▸ **Stated problem**: Return the lines below exactly, from the first line to the line that contains "80, 90, 100];". Leave out pictures.

━━━━━━━━

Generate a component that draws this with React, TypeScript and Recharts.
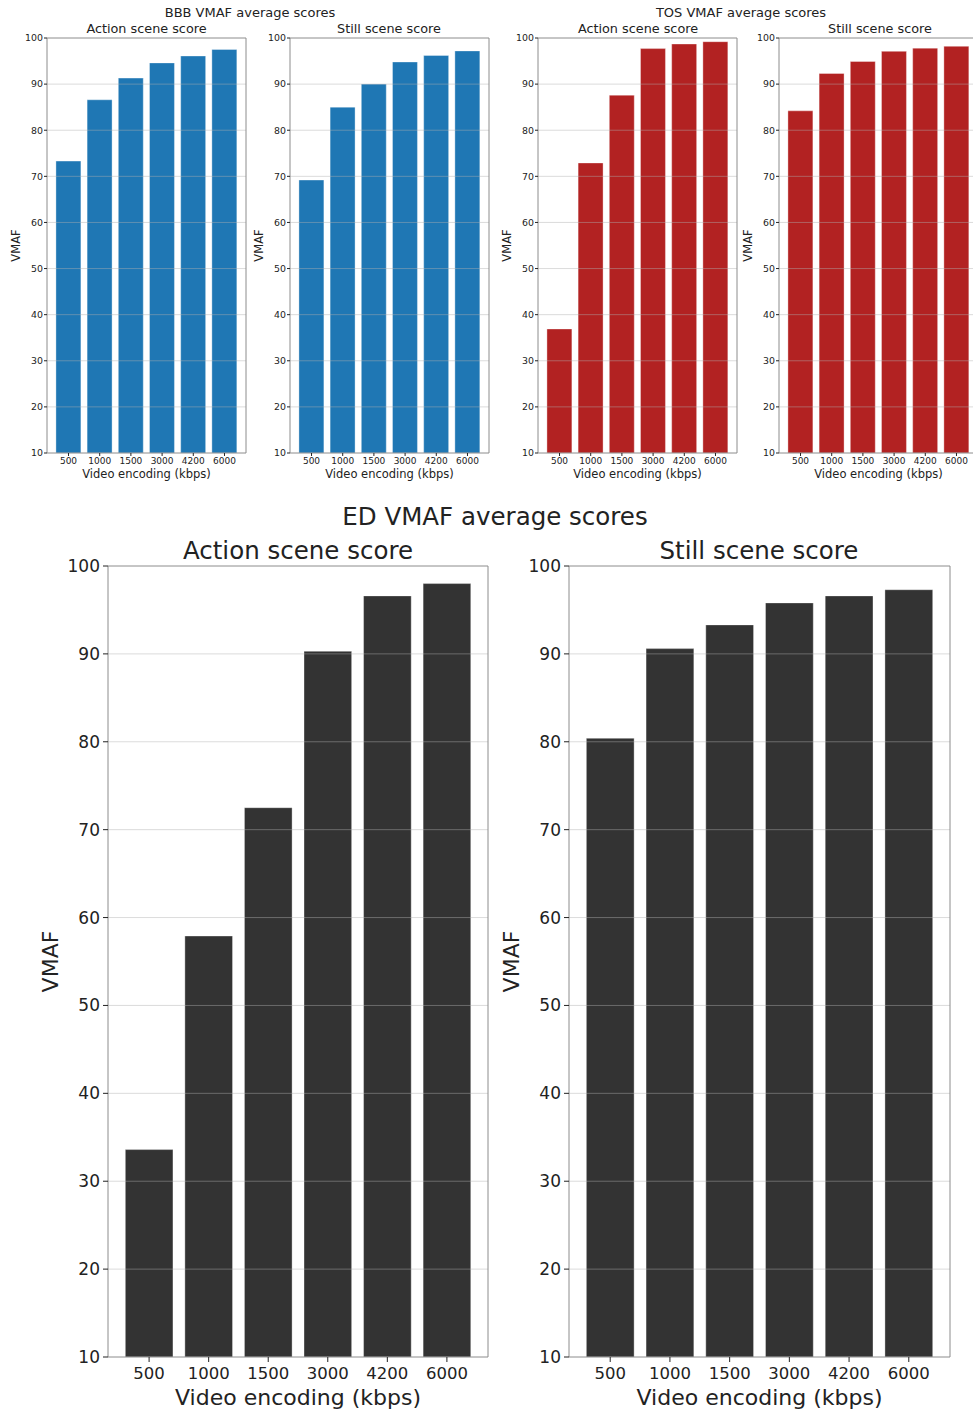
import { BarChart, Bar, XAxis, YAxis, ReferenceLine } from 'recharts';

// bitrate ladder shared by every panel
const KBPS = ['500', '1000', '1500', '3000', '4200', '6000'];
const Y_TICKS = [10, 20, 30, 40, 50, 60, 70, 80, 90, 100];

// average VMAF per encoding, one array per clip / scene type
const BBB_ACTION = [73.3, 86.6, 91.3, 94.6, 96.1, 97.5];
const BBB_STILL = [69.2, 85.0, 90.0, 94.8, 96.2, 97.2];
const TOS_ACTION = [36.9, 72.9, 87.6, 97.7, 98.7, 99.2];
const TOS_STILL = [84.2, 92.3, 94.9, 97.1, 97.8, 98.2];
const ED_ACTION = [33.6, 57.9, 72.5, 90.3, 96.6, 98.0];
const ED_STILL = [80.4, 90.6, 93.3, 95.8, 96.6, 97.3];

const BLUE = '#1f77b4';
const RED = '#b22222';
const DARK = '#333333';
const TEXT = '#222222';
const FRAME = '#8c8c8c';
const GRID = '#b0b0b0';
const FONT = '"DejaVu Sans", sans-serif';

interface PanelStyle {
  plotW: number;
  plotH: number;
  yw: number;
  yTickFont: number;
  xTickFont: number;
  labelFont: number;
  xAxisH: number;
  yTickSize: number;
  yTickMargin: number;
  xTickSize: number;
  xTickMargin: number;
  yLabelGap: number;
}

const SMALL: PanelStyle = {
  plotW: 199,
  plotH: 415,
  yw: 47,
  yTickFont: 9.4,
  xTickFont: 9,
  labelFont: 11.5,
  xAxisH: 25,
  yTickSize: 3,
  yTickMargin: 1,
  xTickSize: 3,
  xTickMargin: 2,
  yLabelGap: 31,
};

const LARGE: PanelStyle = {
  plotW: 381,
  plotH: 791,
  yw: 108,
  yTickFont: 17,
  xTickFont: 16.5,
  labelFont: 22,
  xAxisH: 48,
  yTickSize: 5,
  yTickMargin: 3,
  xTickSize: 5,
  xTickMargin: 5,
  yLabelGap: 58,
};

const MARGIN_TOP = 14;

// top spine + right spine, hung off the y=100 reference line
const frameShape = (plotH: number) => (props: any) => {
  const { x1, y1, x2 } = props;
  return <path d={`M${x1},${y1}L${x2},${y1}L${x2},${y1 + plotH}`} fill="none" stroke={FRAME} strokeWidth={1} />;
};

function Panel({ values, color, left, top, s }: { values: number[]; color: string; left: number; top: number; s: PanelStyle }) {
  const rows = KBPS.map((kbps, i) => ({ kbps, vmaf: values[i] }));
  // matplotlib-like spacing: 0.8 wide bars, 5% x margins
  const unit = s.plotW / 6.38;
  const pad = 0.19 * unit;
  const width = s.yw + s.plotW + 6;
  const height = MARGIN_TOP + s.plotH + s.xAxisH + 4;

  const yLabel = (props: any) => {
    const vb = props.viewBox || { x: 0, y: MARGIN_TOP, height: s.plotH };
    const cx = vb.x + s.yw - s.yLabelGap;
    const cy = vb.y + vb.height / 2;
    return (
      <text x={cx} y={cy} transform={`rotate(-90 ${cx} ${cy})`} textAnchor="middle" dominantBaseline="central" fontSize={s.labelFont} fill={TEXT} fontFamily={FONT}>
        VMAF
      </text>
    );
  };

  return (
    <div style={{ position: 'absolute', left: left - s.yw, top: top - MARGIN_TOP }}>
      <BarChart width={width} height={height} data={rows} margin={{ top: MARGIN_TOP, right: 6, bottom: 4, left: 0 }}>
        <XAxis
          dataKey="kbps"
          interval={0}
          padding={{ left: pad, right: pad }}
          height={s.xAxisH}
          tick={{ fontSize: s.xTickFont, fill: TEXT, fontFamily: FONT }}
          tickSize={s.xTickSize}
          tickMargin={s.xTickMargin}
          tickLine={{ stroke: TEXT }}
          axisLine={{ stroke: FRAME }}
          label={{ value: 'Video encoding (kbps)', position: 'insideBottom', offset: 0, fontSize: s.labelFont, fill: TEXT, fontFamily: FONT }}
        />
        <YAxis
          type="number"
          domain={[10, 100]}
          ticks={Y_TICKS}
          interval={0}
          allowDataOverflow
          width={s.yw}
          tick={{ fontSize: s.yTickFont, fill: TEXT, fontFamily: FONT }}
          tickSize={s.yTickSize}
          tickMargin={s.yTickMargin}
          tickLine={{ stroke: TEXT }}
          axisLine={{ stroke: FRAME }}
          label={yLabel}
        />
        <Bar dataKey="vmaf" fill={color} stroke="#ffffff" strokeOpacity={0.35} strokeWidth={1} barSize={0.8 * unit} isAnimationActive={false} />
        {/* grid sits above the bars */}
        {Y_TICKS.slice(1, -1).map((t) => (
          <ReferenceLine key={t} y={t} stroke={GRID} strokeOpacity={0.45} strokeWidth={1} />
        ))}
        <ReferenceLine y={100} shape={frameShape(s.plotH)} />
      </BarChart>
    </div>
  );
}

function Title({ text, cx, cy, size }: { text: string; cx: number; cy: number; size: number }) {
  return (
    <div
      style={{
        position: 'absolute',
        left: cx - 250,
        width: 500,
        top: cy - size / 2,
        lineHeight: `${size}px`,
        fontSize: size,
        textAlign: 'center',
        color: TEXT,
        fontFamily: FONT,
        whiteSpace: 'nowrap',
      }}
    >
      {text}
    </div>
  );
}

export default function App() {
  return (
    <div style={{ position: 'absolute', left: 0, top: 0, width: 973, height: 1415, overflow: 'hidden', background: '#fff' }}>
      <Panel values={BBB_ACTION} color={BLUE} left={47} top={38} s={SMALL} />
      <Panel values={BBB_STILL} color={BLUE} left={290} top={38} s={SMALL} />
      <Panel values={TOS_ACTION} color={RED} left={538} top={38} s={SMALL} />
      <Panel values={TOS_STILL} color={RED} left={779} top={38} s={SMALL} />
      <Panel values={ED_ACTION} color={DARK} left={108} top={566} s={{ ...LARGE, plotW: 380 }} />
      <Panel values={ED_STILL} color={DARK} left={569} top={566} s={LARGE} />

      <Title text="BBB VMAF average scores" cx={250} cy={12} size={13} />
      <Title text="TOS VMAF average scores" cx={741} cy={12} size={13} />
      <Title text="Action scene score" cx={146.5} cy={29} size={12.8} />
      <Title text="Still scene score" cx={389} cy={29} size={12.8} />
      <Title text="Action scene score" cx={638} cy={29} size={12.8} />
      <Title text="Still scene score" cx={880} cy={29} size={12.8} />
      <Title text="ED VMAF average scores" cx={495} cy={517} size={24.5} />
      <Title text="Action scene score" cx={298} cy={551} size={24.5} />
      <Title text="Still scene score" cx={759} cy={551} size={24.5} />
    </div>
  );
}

━━━━━━━━

▸ **Result of this task**:
Generate a component that draws this with React, TypeScript and Recharts.
import { BarChart, Bar, XAxis, YAxis, ReferenceLine } from 'recharts';

// bitrate ladder shared by every panel
const KBPS = ['500', '1000', '1500', '3000', '4200', '6000'];
const Y_TICKS = [10, 20, 30, 40, 50, 60, 70, 80, 90, 100];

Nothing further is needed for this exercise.